Quando o Presidente Obama saudou o levante como uma forma legítima de expressão de opinião, que precisava ser reconhecida pelo governo, a confusão foi total: as multidões no Cairo e em Alexandria não queriam que suas demandas fossem reconhecidas pelo governo, elas negavam a própria legitimidade do governo. Elas não queriam o regime de Mubarak como parceiro num diálogo, elas queriam que Mubarak fosse embora. Elas não queriam simplesmente um novo governo que ouvisse suas opiniões, elas queriam reformatar o Estado inteiro. Elas não têm uma opinião, elas são a verdade da situação no Egito. Mubarak entende isso muito melhor do que Obama: não há espaço para acordos aqui, assim como não havia quando os regimes comunistas foram desafiados no final dos anos 1980. Ou todo o edifício de poder de Mubarak vem abaixo, ou a revolta será cooptada e traída.
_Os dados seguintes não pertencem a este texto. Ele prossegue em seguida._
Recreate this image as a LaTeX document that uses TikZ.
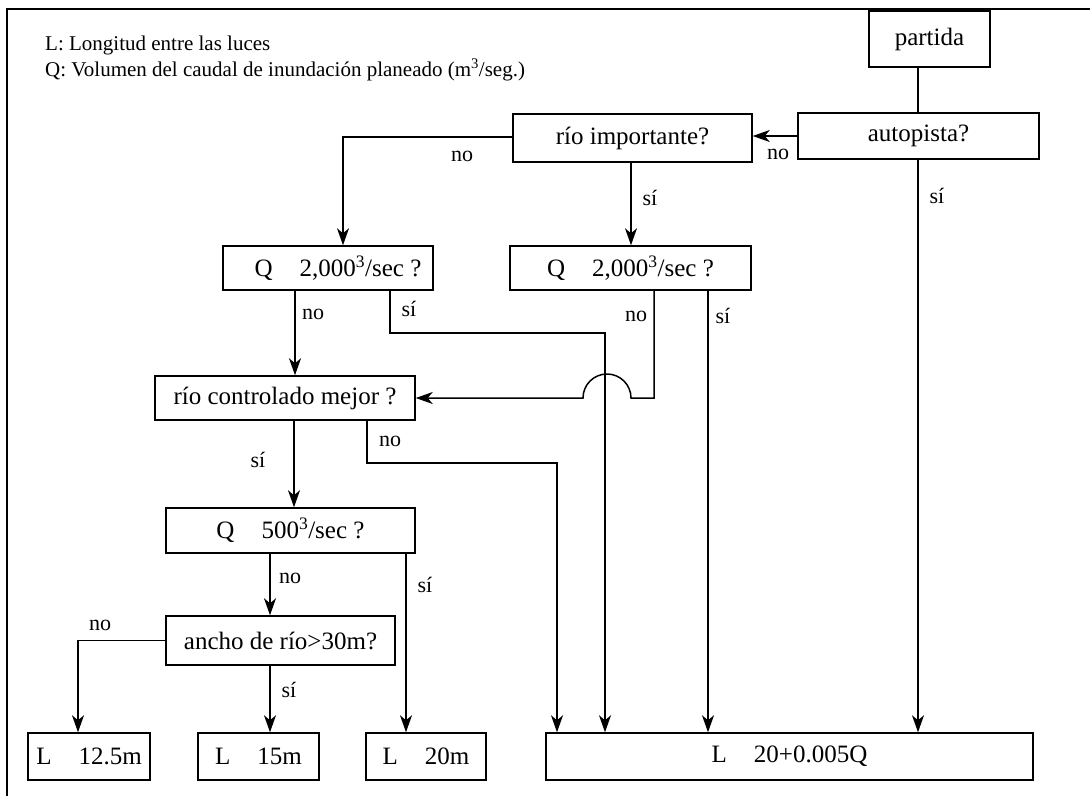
\documentclass[tikz,border=0pt]{standalone}
\usepackage{fontspec}
\setmainfont{Liberation Serif}
\usetikzlibrary{arrows.meta,calc}
\begin{document}
\begin{tikzpicture}[x=1pt,y=-1pt,
  box/.style={draw, line width=1.5pt, inner sep=0pt, font=\fontsize{25}{30}\selectfont},
  lbl/.style={font=\fontsize{22}{26}\selectfont, inner sep=0pt},
  leg/.style={font=\fontsize{21}{25}\selectfont, inner sep=0pt, anchor=base west},
  arr/.style={line width=1.5pt, -{Stealth[length=17pt,width=12pt,inset=5pt]}},
  ln/.style={line width=1.5pt}]
\useasboundingbox (0,0) rectangle (1090,796);
\draw[ln] (7,796) -- (7,9) -- (1090,9);

\node[leg] (leg1) at (45,50) {L: Longitud entre las luces};
\node[leg] (leg2) at (45,76) {Q: Volumen del caudal de inundación planeado (m\textsuperscript{3}/seg.)};

\node[box, minimum width=121pt, minimum height=56pt] (partida) at (929.5,39) {partida};
\node[box, minimum width=241pt, minimum height=46pt] (autopista) at (918.5,136) {autopista?};
\node[box, minimum width=239pt, minimum height=48pt] (rio) at (632.5,138) {río importante?};
\node[box, minimum width=210pt, minimum height=44pt] (q1) at (328,268) {\hspace*{20pt}Q\hspace{27pt}2,000\textsuperscript{3}/sec ?};
\node[box, minimum width=241pt, minimum height=44pt] (q2) at (630.5,268) {Q\hspace{27pt}2,000\textsuperscript{3}/sec ?};
\node[box, minimum width=260pt, minimum height=44pt] (rc) at (285,398) {río controlado mejor ?};
\node[box, minimum width=249pt, minimum height=45pt] (q500) at (290.5,530.5) {Q\hspace{27pt}500\textsuperscript{3}/sec ?};
\node[box, minimum width=229pt, minimum height=49pt] (ancho) at (280.5,640.5) {ancho de río>30m?};
\node[box, minimum width=122pt, minimum height=47pt] (l125) at (89,756.5) {L\hspace{27pt}12.5m};
\node[box, minimum width=121pt, minimum height=47pt] (l15) at (258.5,756.5) {L\hspace{27pt}15m};
\node[box, minimum width=120pt, minimum height=47pt] (l20) at (426,756.5) {L\hspace{27pt}20m};
\node[box, minimum width=487pt, minimum height=47pt] (lbig) at (789.5,756.5) {L\hspace{27pt}20+0.005Q};

\coordinate (c1) at (605,333);
\coordinate (hopE) at (631,398);
\coordinate (c2) at (557,463);

\draw[ln] (partida.south -| 918,0) -- (autopista.north -| 918,0);
\draw[arr] (autopista.west) -- (rio.east |- autopista.west);
\draw[arr] (autopista.south -| 918,0) -- (lbig.north -| 918,0);
\draw[arr] (rio.west |- 0,137) -| (q1.north -| 343,0);
\draw[arr] (rio.south -| 631,0) -- (q2.north -| 631,0);
\draw[arr] (q1.south -| 295,0) -- (rc.north -| 295,0);
\draw[arr] (q1.south -| 390,0) |- (c1) -- (lbig.north -| c1);
\draw[arr] (q2.south -| 654,0) |- (hopE) arc[start angle=0,end angle=180,radius=24pt] -- (rc.east);
\draw[arr] (q2.south -| 708,0) -- (lbig.north -| 708,0);
\draw[arr] (rc.south -| 294,0) -- (q500.north -| 294,0);
\draw[arr] (rc.south -| 367,0) |- (c2) -- (lbig.north -| c2);
\draw[arr] (q500.south -| 270,0) -- (ancho.north -| 270,0);
\draw[arr] (q500.south -| 406,0) -- (l20.north -| 406,0);
\draw[arr] (ancho.west) -| (l125.north -| 78,0);
\draw[arr] (ancho.south -| 270,0) -- (l15.north -| 270,0);

\node[lbl] (t1) at (778,154) {no};
\node[lbl] (t2) at (937,196) {sí};
\node[lbl] (t3) at (462,156) {no};
\node[lbl] (t4) at (650,198) {sí};
\node[lbl] (t5) at (313,314) {no};
\node[lbl] (t6) at (409,309) {sí};
\node[lbl] (t7) at (636,316) {no};
\node[lbl] (t8) at (723,316) {sí};
\node[lbl] (t9) at (258,460) {sí};
\node[lbl] (t10) at (390,441) {no};
\node[lbl] (t11) at (290,578) {no};
\node[lbl] (t12) at (425,585) {sí};
\node[lbl] (t13) at (100,625) {no};
\node[lbl] (t14) at (289,690) {sí};
\end{tikzpicture}
\end{document}
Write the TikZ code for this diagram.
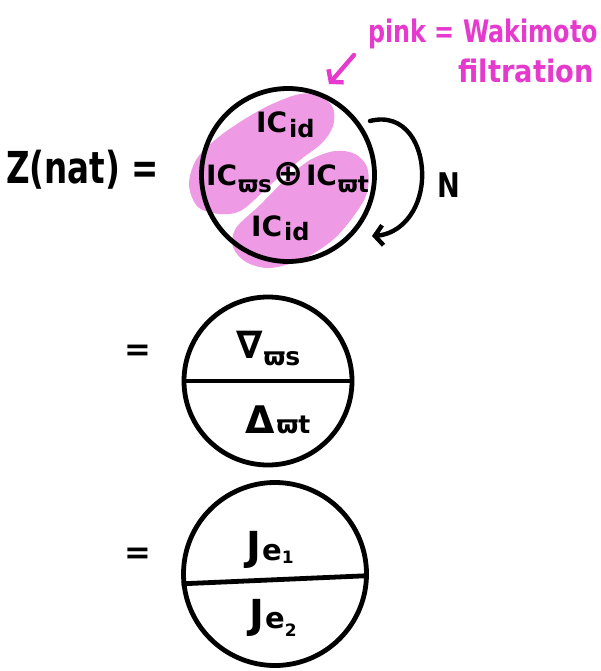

E quanto ao medo de que, depois da queda de Mubarak, o novo governo será hostil em relação a Israel? Se o novo governo for a expressão genuína de um povo que orgulhosamente desfruta de sua liberdade, então não haverá nada a temer: o antissemitismo só pode crescer em condições de desespero e opressão (uma reportagem da CNN, oriunda de uma província no Egito, mostrou como o governo está espalhando rumores de que os organizadores dos protestos e os jornalistas estrangeiros foram mandados pelos judeus para enfraquecer o Egito – o fim da ideia de que Mubarak seria um amigo dos judeus).
Uma das mais cruéis ironias da situação presente é a preocupação ocidental de que a transição proceda de uma forma “legal” – como se o Egito até agora estivesse sob a égide do Estado de Direito. Já estamos nos esquecendo que, por muitos e longos anos, o Egito esteve sob um permanente estado de emergência? Mubarak suspendeu o Estado de Direito, mantendo a nação inteira num estado de imobilidade política, sufocando a vida política genuína. Faz sentido que tantas pessoas nas ruas do Cairo afirmem, agora, que se sentem vivas pela primeira vez em suas vidas. Independentemente do que venha a acontecer depois, o que é crucial é que essa sensação de "se sentir vivo" não seja enterrada pelo pragmatismo político cínico.